For the next few weeks I will be busy in Australia, teaching and learning at the Australasian Systemic Constellations Intensive (and hopefully getting a little beach time, too). I look forward to reporting back with new inspirations when I return!
While I am here, I am teaching two workshops. I’d like to share a bit about what their content, and also share two short videos for you get a feel for this work, and maybe walk away with an aha! or shift for yourself. Enjoy!
Alternative Lives Constellations:
Working with “Fork in the Road” Life Events
This workshop is about those times when life irrevocably changes, and yet we continue to feel more identified with the life we can longer live, and so we feel incongruence in a persistent and deep way. This affects people who’ve had big, unexpected, adult changes – like losing a child, a sudden loss of ability, a sure path that is suddenly closed.
But it also applies to all of us in a more subtle way – think about the self you would be if you’d never had alcoholic parents, or your grandparents hadn’t died in Germany, or your mother hadn’t been bipolar.
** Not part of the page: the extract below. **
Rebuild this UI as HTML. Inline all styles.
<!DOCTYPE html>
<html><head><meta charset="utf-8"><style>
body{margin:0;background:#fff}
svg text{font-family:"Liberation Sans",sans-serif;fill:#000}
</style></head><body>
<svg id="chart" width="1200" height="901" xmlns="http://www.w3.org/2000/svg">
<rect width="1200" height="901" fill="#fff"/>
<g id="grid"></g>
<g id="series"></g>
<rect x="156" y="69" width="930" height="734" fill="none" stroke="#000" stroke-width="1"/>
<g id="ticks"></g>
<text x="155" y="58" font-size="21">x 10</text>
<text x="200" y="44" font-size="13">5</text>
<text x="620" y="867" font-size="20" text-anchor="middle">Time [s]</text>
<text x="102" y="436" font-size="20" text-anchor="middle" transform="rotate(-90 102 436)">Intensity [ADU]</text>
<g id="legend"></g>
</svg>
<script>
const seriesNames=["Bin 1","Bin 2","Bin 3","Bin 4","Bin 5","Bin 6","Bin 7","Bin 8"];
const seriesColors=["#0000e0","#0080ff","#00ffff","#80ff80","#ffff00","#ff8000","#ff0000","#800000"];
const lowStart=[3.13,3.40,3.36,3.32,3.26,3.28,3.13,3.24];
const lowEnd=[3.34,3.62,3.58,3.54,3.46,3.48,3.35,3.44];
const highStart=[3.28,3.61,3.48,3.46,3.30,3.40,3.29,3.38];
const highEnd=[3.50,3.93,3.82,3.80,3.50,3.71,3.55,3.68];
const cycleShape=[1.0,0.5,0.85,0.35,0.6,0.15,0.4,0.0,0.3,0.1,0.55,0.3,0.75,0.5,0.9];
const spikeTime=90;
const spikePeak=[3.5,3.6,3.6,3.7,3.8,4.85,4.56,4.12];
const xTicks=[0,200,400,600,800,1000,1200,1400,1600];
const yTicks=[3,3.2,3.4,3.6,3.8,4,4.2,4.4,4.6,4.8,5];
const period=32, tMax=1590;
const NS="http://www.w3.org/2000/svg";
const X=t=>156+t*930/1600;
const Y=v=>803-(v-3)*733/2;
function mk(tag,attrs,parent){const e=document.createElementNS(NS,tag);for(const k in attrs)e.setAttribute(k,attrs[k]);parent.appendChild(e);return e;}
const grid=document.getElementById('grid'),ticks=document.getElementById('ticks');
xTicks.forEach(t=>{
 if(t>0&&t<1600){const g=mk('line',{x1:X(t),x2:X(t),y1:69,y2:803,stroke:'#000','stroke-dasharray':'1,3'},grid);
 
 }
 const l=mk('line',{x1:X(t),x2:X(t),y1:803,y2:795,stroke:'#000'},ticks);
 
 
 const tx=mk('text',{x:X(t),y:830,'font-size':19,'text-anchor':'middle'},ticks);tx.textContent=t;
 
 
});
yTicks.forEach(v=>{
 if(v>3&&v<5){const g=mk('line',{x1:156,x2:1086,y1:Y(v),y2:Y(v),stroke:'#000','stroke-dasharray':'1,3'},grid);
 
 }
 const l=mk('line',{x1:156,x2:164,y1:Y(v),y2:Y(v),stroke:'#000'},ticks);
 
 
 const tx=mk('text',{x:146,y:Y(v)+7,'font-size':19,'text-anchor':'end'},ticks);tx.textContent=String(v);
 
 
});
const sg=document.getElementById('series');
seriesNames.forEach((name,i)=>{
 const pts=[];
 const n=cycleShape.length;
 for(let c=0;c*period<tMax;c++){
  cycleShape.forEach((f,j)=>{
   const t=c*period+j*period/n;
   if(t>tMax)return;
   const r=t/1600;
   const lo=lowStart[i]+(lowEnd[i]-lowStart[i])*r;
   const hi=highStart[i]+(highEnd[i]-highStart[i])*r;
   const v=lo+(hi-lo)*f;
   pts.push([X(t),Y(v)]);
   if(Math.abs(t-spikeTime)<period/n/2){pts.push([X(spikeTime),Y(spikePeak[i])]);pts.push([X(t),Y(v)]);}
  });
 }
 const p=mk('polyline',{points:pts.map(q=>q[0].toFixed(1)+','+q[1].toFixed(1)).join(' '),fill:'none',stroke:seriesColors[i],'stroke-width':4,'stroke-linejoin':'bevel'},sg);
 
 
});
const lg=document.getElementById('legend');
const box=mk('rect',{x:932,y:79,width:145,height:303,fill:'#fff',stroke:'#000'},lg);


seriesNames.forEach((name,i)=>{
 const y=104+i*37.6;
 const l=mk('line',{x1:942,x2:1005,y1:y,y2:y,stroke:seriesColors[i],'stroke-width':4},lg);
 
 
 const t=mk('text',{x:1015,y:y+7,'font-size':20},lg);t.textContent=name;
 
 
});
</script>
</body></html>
The solution is to find peace with the “alternative you,” who’s life you can no longer have. I’ve found this work has brought great, unexpected peace to people who didn’t really understand what was driving their inability to settle into their own lives fully.
Enjoy this video explanation:
Working with All the Emotions for Better Client Outcomes
Our culture gives us two exaggerated messages about our emotions: 1) Either emotions are untrustworthy, and need to be repressed to make sure we act rationally; or 2) all emotions are good and need to be expressed fully at all times in order to be healthy. Both of these positions have wisdom, and both have some limitations.
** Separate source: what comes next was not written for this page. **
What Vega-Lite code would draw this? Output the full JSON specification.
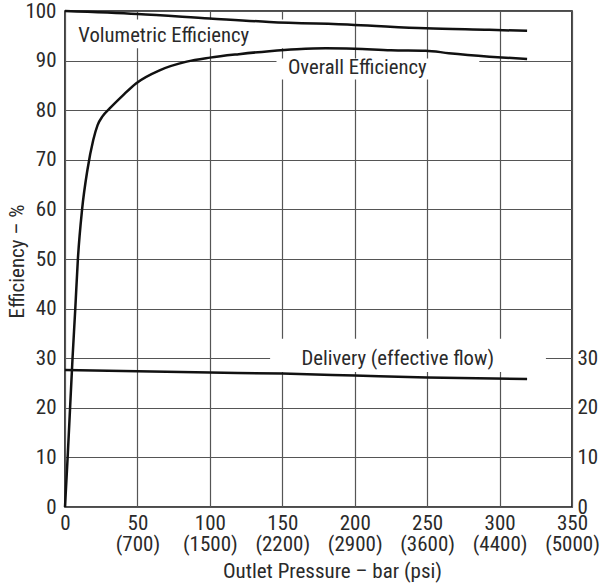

In trauma, we very intense feelings, but we learn that they cannot be met or fulfilled or finished. We continue to have the feelings, but they end up asserting our helplessness, and they can’t take us forward anymore. The good news is that the deeper primary feelings are right underneath, waiting to be seen and heard. When these are given a place, we feel stronger, and trauma can begin to heal.
It’s important for practitioners to understand the difference between these two types of feelings – otherwise, healing work can simply go in intense, emotional, not-very-helpful circles. And as individuals, we can use these insights whenever we feel ourselves “caught” in an emotional loop, and regain the dignity of our true emotions.